Ryan has flipped it and spends all his day making music. I know as a fan of [his band] Sleeping at Last I’m really glad he does that. We get all this music from him. Yeah I guess I could have seen him at a show or two, but personally I’d rather all the extra music than the shows.
Over the last several years I’ve felt my energy has been out of balance. I’m happiest when I’m creating. I still love the performance. But I wanted to put more of the chips onto creativity than touring and travelling and trying to build a brand.
Lisa: We didn’t want to release it all at once because we didn’t have all three at once. From the beginning of the trilogy to now, for us it feels like we’re living this thing. It’s a whole process that we couldn’t have written about. I don’t think we could have completed the trilogy in the right way if we did it all at once.
Just recently I’ve been coming back to this idea that we’ve tried to separate ourselves from this thing and this deconstruction has happened which is a good and necessary path, and now we’re kind of in this place of wanting to create worship music again.
So does this feel like the beginning of a new chapter?
Lisa: It didn’t feel like it at first. I didn’t know if it was the beginning of the end. I love our journey and where we’ve come from and the people who have been gracious enough to help us along the way. It hurt to feel rejected by a certain tribe, but that was also our own doing because we are moving on a different path. So it’s about owning your decisions and being brave enough to keep moving forward.
Are you enjoying being creative in different ways and doing things like The Liturgists podcast?
Michael: Totally. It’s all connected to each other and informed by each other. The conversations in The Liturgists are informing the music. And the music informs the podcast. It’s all connected. I wish we could do it all. I love travelling the world and creating. It’s just how much time and energy you have. I guess on some level we’re all connected and doing it through each other. I always want to do more than I have time for.
You wrote a blog recently about being hopeful in a dark world. How have you learned to do that?
Michael: Non-judgemental sight is vital. Just open your eyes. You don’t have to try and see the glory. Just open your eyes. It’s not that everyone is lying on their back in a field saying, "I’m not impressed by this." They’re just not looking. Open your eyes and see what’s in front of you without categorising everything and judging the amount of good vs evil.
Lisa: It’s not just look at the good. I think something happened to us when we went through this thing with our daughter.

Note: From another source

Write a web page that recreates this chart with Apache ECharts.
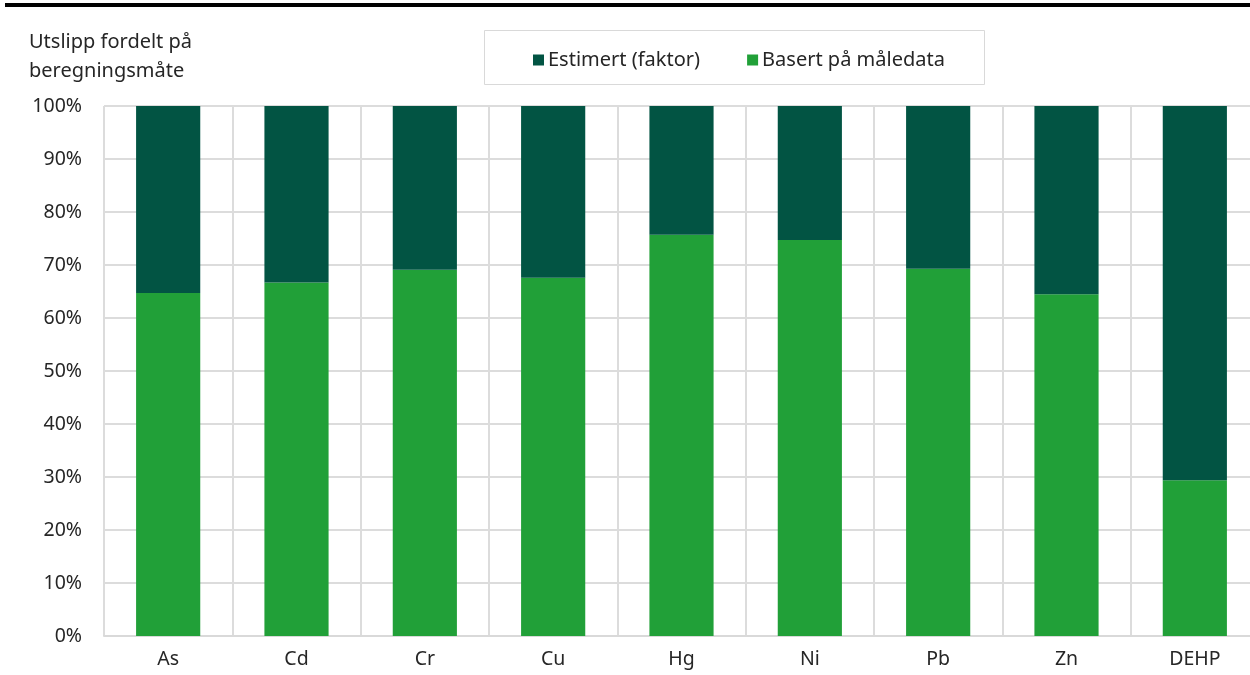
<!DOCTYPE html>
<html>
<head>
<meta charset="utf-8">
<script src="https://cdn.jsdelivr.net/npm/echarts@6/dist/echarts.min.js"></script>
<style>
html,body{margin:0;padding:0;background:#fff;overflow:hidden;}
#chart{width:1260px;height:675px;}
</style>
</head>
<body>
<div id="chart"></div>
<script>
const categories = ['As', 'Cd', 'Cr', 'Cu', 'Hg', 'Ni', 'Pb', 'Zn', 'DEHP'];
const maaledata = [64.7, 66.7, 69.1, 67.6, 75.7, 74.7, 69.3, 64.5, 29.4];
const estimert = [35.3, 33.3, 30.9, 32.4, 24.3, 25.3, 30.7, 35.5, 70.6];
const yTicks = [0, 10, 20, 30, 40, 50, 60, 70, 80, 90, 100];

const FONT = 'Noto Sans';
const TXT = '#262626';
const FS = 19.5;
const FL = 20;
const chart = echarts.init(document.getElementById('chart'), null, {renderer: 'canvas'});
chart.setOption({
  animation: false,
  backgroundColor: '#ffffff',
  textStyle: {fontFamily: FONT},
  graphic: [
    {type: 'rect', shape: {x: 5, y: 3, width: 1255, height: 4}, style: {fill: '#000'}},
    {type: 'text', left: 29, top: 28, style: {text: 'Utslipp fordelt på\nberegningsmåte', font: FL + 'px "Noto Sans"', fill: TXT, lineHeight: 29}},
    {type: 'rect', shape: {x: 484.5, y: 30.5, width: 500, height: 54}, style: {fill: 'none', stroke: '#d9d9d9', lineWidth: 1}}
  ],
  legend: {
    data: ['Estimert (faktor)', 'Basert på måledata'],
    left: 528, top: 45,
    itemWidth: 11, itemHeight: 11, itemGap: 47,
    icon: 'rect',
    textStyle: {fontFamily: FONT, fontSize: FL, color: TXT, padding: [0, 0, 0, -1]}
  },
  grid: {left: 104, top: 106, bottom: 39, width: 1155, containLabel: false},
  xAxis: {
    type: 'category',
    data: categories,
    axisLine: {show: true, lineStyle: {color: '#d9d9d9', width: 2}},
    axisTick: {show: false},
    axisLabel: {fontFamily: FONT, fontSize: FS, color: TXT, margin: 13},
    splitLine: {show: true, lineStyle: {color: '#dcdcdc', width: 2}}
  },
  yAxis: {
    type: 'value',
    min: 0, max: 100, interval: 10,
    axisLine: {show: false},
    axisTick: {show: false},
    axisLabel: {fontFamily: FONT, fontSize: FS, color: TXT, margin: 22,
      formatter: v => yTicks.includes(v) ? v + '%' : ''},
    splitLine: {show: true, lineStyle: {color: '#dcdcdc', width: 2}}
  },
  series: [
    {name: 'Basert på måledata', type: 'bar', stack: 'a', barWidth: '50%', data: maaledata, itemStyle: {color: '#21a038'}},
    {name: 'Estimert (faktor)', type: 'bar', stack: 'a', barWidth: '50%', data: estimert, itemStyle: {color: '#025443'}}
  ]
});
</script>
</body>
</html>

It’s not the biggest tragedy anyone could go through. But for us we’d never experienced the question mark over the loss of a child or surgery. When you go through things like that it forces you to decide what you’re going to see.

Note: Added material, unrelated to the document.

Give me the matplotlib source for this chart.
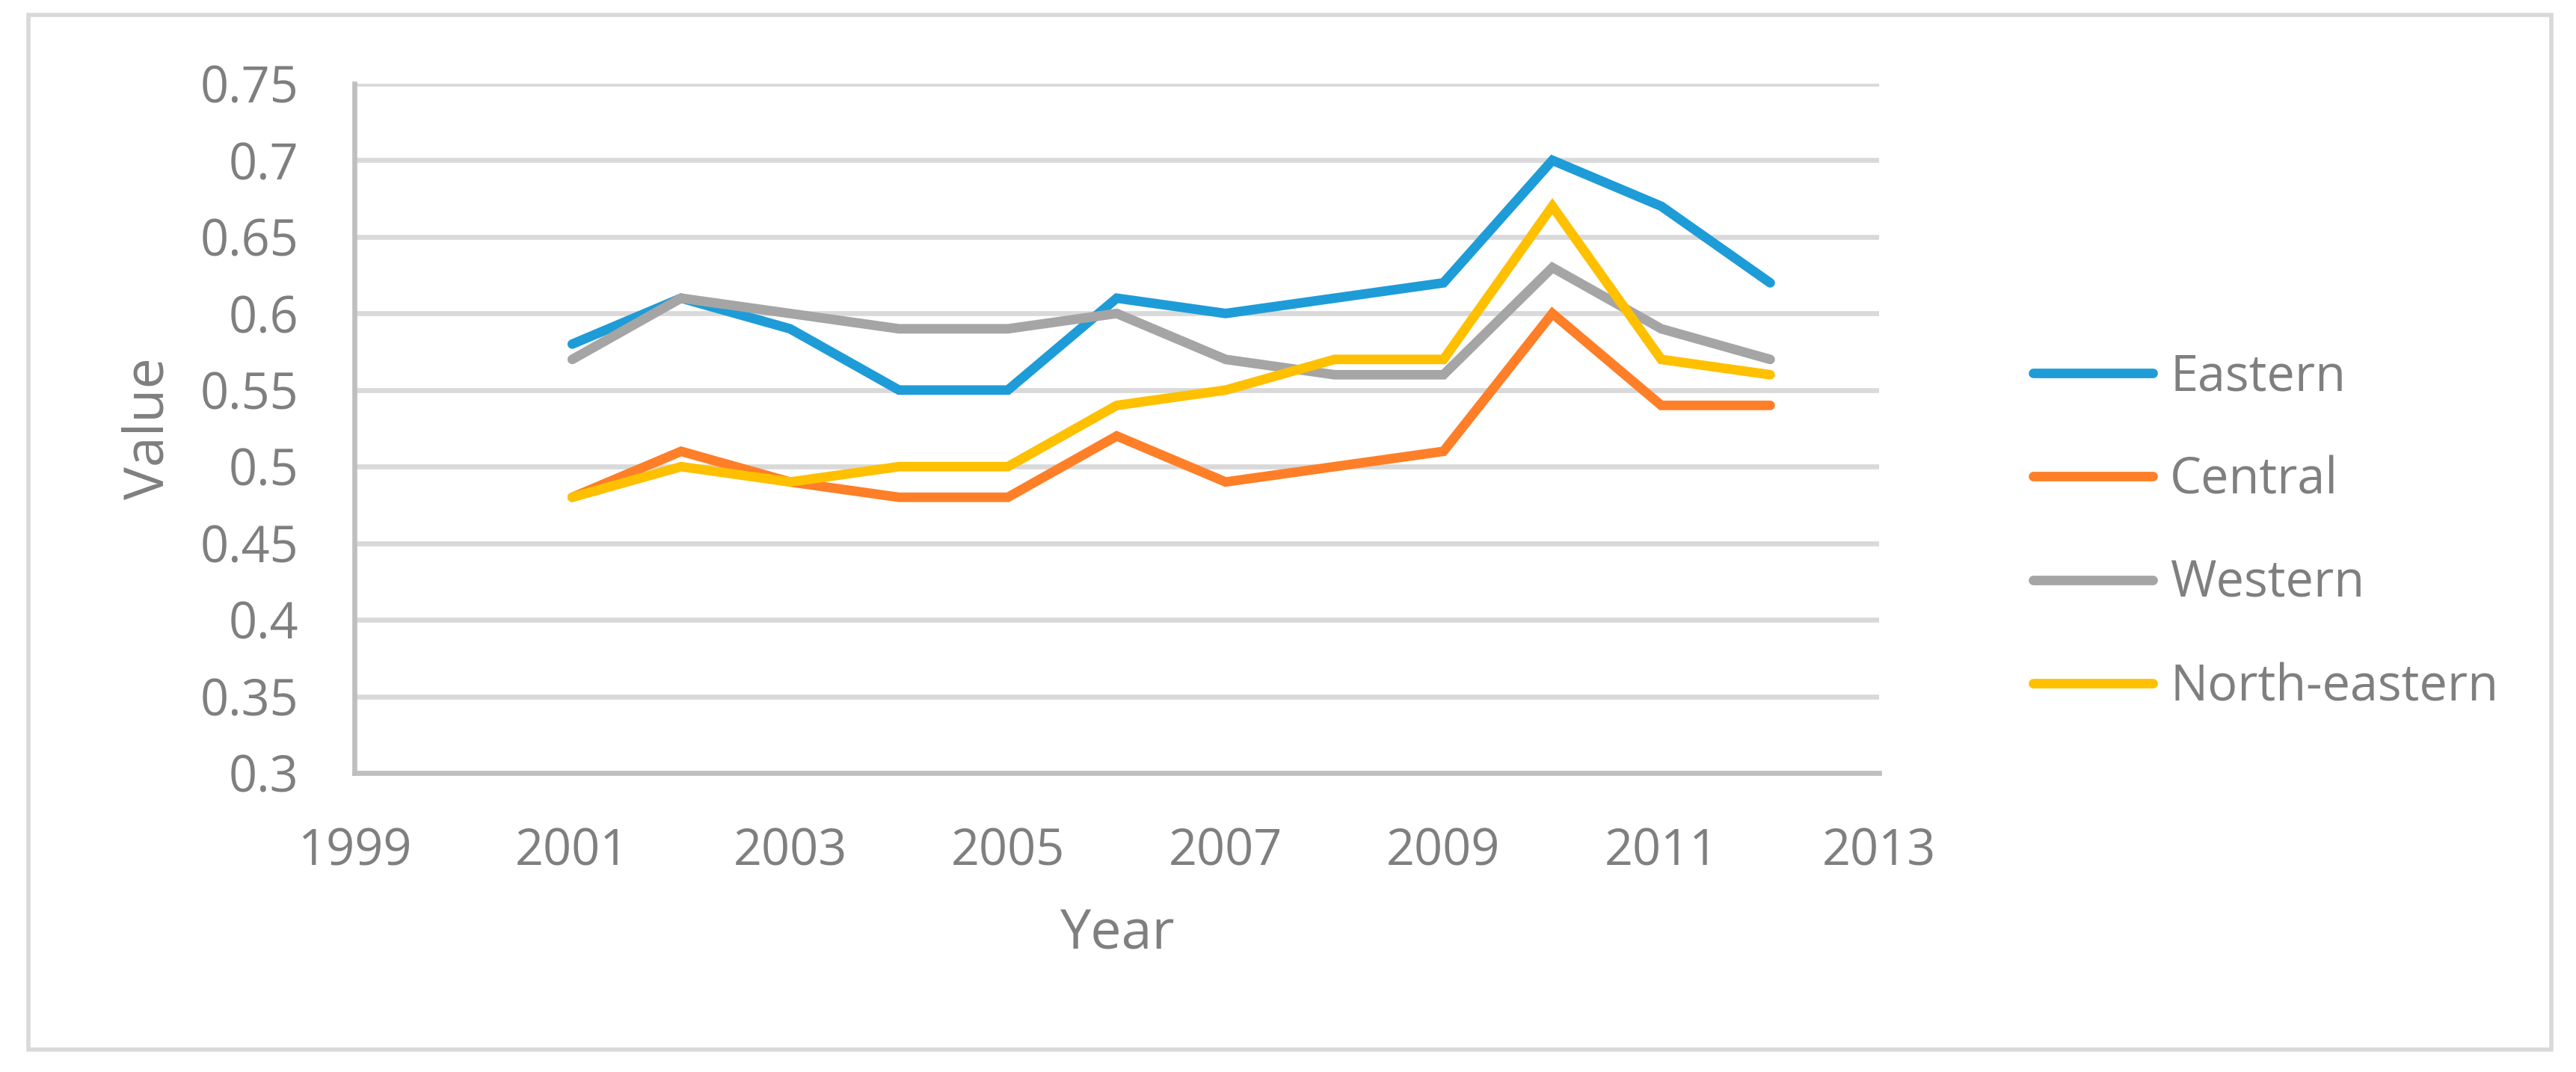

You read stories of people in concentration camps and they talk about it being beautiful. Why? They’re seeing each other and what is meaningful in life. It’s opening our eyes to see beauty in each other. Us opening our eyes to our daughter for who she is and not this thing our culture has assigned as a ‘lesser life’. She is beautiful and perfect and can give something to this world that no one else can. It’s opening your eyes to it all.
Michael: Part of me is thinking what’s going to happen if Trump wins, or with Brexit, Syria and ISIS? Does civilisation exist three years from now? And in the middle of that literally looking up at the moon and feeling the heartbeat in my chest. This is all right now while I’m worried about ISIS there are trillions of cells in my body cooperating for me to live. It all wants to be together. This universe of magic is happening right here, right now. Look at it all. 'Glory' is a great word for it.
Fear is narrowing your view of reality. Jesus is saying "look at the birds and flowers you’re fine, you don’t need to worry. You’re alive."